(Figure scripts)
****************

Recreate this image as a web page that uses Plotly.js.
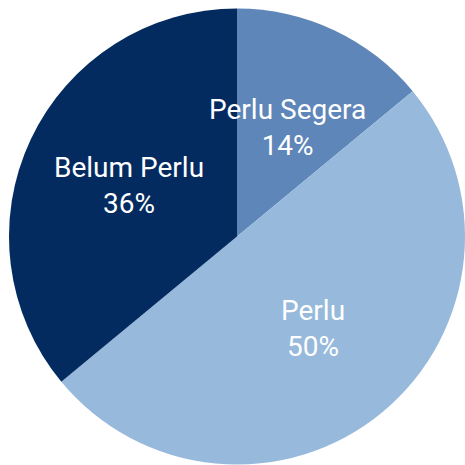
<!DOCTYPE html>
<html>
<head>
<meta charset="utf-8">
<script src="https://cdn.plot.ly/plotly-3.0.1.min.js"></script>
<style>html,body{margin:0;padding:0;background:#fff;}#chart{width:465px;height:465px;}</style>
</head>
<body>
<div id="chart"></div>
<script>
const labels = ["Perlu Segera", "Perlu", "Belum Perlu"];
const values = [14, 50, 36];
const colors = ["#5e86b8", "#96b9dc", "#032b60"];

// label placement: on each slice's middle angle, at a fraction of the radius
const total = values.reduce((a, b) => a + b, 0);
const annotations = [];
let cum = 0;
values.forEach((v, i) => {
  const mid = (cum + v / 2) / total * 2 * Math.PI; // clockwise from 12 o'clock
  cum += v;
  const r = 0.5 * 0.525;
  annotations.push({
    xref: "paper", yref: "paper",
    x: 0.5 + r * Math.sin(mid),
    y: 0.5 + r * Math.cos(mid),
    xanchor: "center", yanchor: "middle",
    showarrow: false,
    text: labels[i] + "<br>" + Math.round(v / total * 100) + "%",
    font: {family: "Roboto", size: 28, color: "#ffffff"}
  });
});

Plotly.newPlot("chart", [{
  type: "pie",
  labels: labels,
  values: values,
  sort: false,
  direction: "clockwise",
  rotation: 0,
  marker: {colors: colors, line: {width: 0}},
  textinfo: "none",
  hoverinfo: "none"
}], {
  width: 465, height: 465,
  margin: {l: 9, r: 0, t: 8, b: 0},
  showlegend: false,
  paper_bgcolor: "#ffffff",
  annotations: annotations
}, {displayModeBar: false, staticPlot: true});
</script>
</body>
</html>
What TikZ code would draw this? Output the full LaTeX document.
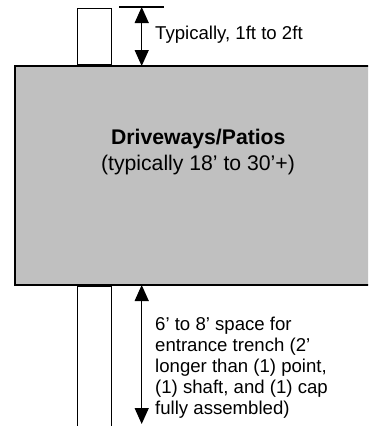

****************

■ **SET PROBLEM**
Using the listing above, work out how many of its lines include "this", and give only the result.

■ **EXPECTED OUTPUT**
2